### TO DO
Return the material word for word. Do not include the pictures.

### MATERIAL
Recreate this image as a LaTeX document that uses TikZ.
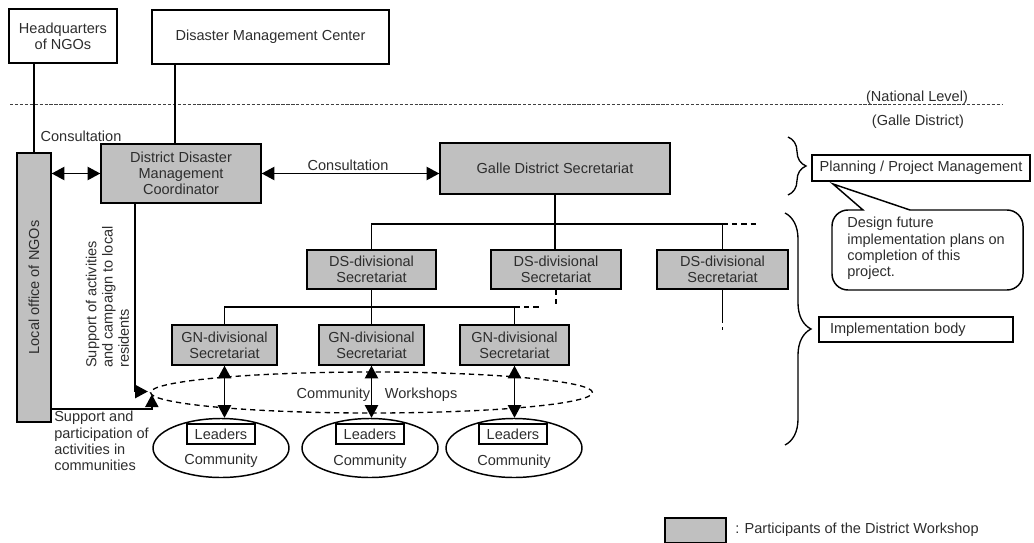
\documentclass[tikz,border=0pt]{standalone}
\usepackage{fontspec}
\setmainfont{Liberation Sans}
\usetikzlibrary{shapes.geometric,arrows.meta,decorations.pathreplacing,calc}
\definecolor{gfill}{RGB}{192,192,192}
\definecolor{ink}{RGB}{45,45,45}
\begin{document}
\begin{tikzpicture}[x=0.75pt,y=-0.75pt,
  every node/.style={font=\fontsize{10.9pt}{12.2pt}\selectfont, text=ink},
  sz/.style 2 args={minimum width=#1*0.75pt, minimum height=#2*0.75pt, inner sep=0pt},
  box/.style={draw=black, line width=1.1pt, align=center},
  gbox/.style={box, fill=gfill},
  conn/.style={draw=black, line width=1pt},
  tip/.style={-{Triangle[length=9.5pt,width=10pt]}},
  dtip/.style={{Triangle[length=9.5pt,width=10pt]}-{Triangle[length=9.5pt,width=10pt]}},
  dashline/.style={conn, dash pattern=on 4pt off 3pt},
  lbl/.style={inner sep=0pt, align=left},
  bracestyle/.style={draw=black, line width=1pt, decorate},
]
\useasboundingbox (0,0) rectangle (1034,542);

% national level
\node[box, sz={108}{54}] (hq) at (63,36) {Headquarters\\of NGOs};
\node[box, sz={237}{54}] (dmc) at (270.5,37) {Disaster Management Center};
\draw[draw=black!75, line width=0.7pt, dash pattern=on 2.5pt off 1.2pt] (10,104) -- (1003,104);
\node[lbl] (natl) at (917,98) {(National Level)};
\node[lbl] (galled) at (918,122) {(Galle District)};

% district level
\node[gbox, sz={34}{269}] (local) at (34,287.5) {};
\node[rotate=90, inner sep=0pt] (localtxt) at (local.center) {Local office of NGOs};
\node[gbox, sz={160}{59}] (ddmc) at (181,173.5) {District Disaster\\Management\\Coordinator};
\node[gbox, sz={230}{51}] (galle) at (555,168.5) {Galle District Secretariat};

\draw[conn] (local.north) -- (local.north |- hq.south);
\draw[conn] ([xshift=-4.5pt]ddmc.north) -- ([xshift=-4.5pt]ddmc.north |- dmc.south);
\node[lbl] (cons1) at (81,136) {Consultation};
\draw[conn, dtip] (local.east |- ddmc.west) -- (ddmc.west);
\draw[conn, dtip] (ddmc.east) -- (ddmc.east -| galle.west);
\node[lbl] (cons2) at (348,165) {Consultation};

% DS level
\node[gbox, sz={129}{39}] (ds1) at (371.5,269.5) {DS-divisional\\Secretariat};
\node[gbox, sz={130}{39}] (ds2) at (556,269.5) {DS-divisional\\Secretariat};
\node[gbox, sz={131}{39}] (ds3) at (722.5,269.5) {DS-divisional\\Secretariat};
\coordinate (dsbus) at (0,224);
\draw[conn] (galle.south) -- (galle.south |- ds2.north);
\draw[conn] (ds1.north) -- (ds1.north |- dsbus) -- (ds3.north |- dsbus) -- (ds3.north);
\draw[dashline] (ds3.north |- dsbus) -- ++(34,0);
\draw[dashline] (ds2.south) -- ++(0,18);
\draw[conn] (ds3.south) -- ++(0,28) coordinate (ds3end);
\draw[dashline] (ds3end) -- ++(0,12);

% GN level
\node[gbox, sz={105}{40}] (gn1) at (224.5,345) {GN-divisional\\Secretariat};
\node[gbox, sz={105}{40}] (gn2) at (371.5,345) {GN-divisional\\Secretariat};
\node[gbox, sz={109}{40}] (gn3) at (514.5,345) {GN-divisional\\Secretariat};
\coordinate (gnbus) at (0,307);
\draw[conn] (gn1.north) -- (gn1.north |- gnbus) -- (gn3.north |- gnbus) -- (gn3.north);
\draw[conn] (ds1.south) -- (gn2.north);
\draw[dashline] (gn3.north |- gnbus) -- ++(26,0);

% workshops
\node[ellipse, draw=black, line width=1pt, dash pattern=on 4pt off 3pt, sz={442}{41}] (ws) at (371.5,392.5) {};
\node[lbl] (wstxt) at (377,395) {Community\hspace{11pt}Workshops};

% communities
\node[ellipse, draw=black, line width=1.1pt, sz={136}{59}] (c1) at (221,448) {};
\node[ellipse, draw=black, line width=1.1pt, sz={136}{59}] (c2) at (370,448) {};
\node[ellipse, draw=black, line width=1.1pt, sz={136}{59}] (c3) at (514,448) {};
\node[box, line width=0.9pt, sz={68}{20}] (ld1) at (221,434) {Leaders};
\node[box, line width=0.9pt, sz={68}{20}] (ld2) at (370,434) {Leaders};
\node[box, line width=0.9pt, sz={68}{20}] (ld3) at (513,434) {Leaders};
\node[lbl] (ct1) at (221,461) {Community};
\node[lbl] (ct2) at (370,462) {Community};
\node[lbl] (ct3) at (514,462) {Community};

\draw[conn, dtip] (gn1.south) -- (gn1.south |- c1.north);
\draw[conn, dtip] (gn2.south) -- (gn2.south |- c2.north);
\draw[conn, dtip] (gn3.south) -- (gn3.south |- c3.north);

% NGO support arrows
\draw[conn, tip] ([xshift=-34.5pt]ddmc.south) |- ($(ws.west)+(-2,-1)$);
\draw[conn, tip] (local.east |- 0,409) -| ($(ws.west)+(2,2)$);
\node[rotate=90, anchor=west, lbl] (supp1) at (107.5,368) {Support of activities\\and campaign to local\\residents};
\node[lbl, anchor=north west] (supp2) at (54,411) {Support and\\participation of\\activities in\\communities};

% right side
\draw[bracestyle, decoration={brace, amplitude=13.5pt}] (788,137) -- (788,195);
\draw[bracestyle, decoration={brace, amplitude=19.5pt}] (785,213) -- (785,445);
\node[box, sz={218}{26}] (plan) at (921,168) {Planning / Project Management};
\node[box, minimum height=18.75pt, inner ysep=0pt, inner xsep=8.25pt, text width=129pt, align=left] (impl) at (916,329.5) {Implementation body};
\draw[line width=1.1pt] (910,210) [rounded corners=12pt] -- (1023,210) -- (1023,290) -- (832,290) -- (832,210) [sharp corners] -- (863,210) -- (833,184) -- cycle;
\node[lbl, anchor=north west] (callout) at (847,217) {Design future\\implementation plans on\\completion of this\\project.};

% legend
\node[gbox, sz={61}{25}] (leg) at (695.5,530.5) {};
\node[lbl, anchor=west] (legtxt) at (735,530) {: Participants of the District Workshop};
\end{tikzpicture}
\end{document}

### THE COMPLETED TASK
Recreate this image as a LaTeX document that uses TikZ.
\documentclass[tikz,border=0pt]{standalone}
\usepackage{fontspec}
\setmainfont{Liberation Sans}
\usetikzlibrary{shapes.geometric,arrows.meta,decorations.pathreplacing,calc}
\definecolor{gfill}{RGB}{192,192,192}
\definecolor{ink}{RGB}{45,45,45}
\begin{document}
\begin{tikzpicture}[x=0.75pt,y=-0.75pt,
  every node/.style={font=\fontsize{10.9pt}{12.2pt}\selectfont, text=ink},
  sz/.style 2 args={minimum width=#1*0.75pt, minimum height=#2*0.75pt, inner sep=0pt},
  box/.style={draw=black, line width=1.1pt, align=center},
  gbox/.style={box, fill=gfill},
  conn/.style={draw=black, line width=1pt},
  tip/.style={-{Triangle[length=9.5pt,width=10pt]}},
  dtip/.style={{Triangle[length=9.5pt,width=10pt]}-{Triangle[length=9.5pt,width=10pt]}},
  dashline/.style={conn, dash pattern=on 4pt off 3pt},
  lbl/.style={inner sep=0pt, align=left},
  bracestyle/.style={draw=black, line width=1pt, decorate},
]
\useasboundingbox (0,0) rectangle (1034,542);

% national level
\node[box, sz={108}{54}] (hq) at (63,36) {Headquarters\\of NGOs};
\node[box, sz={237}{54}] (dmc) at (270.5,37) {Disaster Management Center};
\draw[draw=black!75, line width=0.7pt, dash pattern=on 2.5pt off 1.2pt] (10,104) -- (1003,104);
\node[lbl] (natl) at (917,98) {(National Level)};
\node[lbl] (galled) at (918,122) {(Galle District)};

% district level
\node[gbox, sz={34}{269}] (local) at (34,287.5) {};
\node[rotate=90, inner sep=0pt] (localtxt) at (local.center) {Local office of NGOs};
\node[gbox, sz={160}{59}] (ddmc) at (181,173.5) {District Disaster\\Management\\Coordinator};
\node[gbox, sz={230}{51}] (galle) at (555,168.5) {Galle District Secretariat};

\draw[conn] (local.north) -- (local.north |- hq.south);
\draw[conn] ([xshift=-4.5pt]ddmc.north) -- ([xshift=-4.5pt]ddmc.north |- dmc.south);
\node[lbl] (cons1) at (81,136) {Consultation};
\draw[conn, dtip] (local.east |- ddmc.west) -- (ddmc.west);
\draw[conn, dtip] (ddmc.east) -- (ddmc.east -| galle.west);
\node[lbl] (cons2) at (348,165) {Consultation};

% DS level
\node[gbox, sz={129}{39}] (ds1) at (371.5,269.5) {DS-divisional\\Secretariat};
\node[gbox, sz={130}{39}] (ds2) at (556,269.5) {DS-divisional\\Secretariat};
\node[gbox, sz={131}{39}] (ds3) at (722.5,269.5) {DS-divisional\\Secretariat};
\coordinate (dsbus) at (0,224);
\draw[conn] (galle.south) -- (galle.south |- ds2.north);
\draw[conn] (ds1.north) -- (ds1.north |- dsbus) -- (ds3.north |- dsbus) -- (ds3.north);
\draw[dashline] (ds3.north |- dsbus) -- ++(34,0);
\draw[dashline] (ds2.south) -- ++(0,18);
\draw[conn] (ds3.south) -- ++(0,28) coordinate (ds3end);
\draw[dashline] (ds3end) -- ++(0,12);

% GN level
\node[gbox, sz={105}{40}] (gn1) at (224.5,345) {GN-divisional\\Secretariat};
\node[gbox, sz={105}{40}] (gn2) at (371.5,345) {GN-divisional\\Secretariat};
\node[gbox, sz={109}{40}] (gn3) at (514.5,345) {GN-divisional\\Secretariat};
\coordinate (gnbus) at (0,307);
\draw[conn] (gn1.north) -- (gn1.north |- gnbus) -- (gn3.north |- gnbus) -- (gn3.north);
\draw[conn] (ds1.south) -- (gn2.north);
\draw[dashline] (gn3.north |- gnbus) -- ++(26,0);

% workshops
\node[ellipse, draw=black, line width=1pt, dash pattern=on 4pt off 3pt, sz={442}{41}] (ws) at (371.5,392.5) {};
\node[lbl] (wstxt) at (377,395) {Community\hspace{11pt}Workshops};

% communities
\node[ellipse, draw=black, line width=1.1pt, sz={136}{59}] (c1) at (221,448) {};
\node[ellipse, draw=black, line width=1.1pt, sz={136}{59}] (c2) at (370,448) {};
\node[ellipse, draw=black, line width=1.1pt, sz={136}{59}] (c3) at (514,448) {};
\node[box, line width=0.9pt, sz={68}{20}] (ld1) at (221,434) {Leaders};
\node[box, line width=0.9pt, sz={68}{20}] (ld2) at (370,434) {Leaders};
\node[box, line width=0.9pt, sz={68}{20}] (ld3) at (513,434) {Leaders};
\node[lbl] (ct1) at (221,461) {Community};
\node[lbl] (ct2) at (370,462) {Community};
\node[lbl] (ct3) at (514,462) {Community};

\draw[conn, dtip] (gn1.south) -- (gn1.south |- c1.north);
\draw[conn, dtip] (gn2.south) -- (gn2.south |- c2.north);
\draw[conn, dtip] (gn3.south) -- (gn3.south |- c3.north);

% NGO support arrows
\draw[conn, tip] ([xshift=-34.5pt]ddmc.south) |- ($(ws.west)+(-2,-1)$);
\draw[conn, tip] (local.east |- 0,409) -| ($(ws.west)+(2,2)$);
\node[rotate=90, anchor=west, lbl] (supp1) at (107.5,368) {Support of activities\\and campaign to local\\residents};
\node[lbl, anchor=north west] (supp2) at (54,411) {Support and\\participation of\\activities in\\communities};

% right side
\draw[bracestyle, decoration={brace, amplitude=13.5pt}] (788,137) -- (788,195);
\draw[bracestyle, decoration={brace, amplitude=19.5pt}] (785,213) -- (785,445);
\node[box, sz={218}{26}] (plan) at (921,168) {Planning / Project Management};
\node[box, minimum height=18.75pt, inner ysep=0pt, inner xsep=8.25pt, text width=129pt, align=left] (impl) at (916,329.5) {Implementation body};
\draw[line width=1.1pt] (910,210) [rounded corners=12pt] -- (1023,210) -- (1023,290) -- (832,290) -- (832,210) [sharp corners] -- (863,210) -- (833,184) -- cycle;
\node[lbl, anchor=north west] (callout) at (847,217) {Design future\\implementation plans on\\completion of this\\project.};

% legend
\node[gbox, sz={61}{25}] (leg) at (695.5,530.5) {};
\node[lbl, anchor=west] (legtxt) at (735,530) {: Participants of the District Workshop};
\end{tikzpicture}
\end{document}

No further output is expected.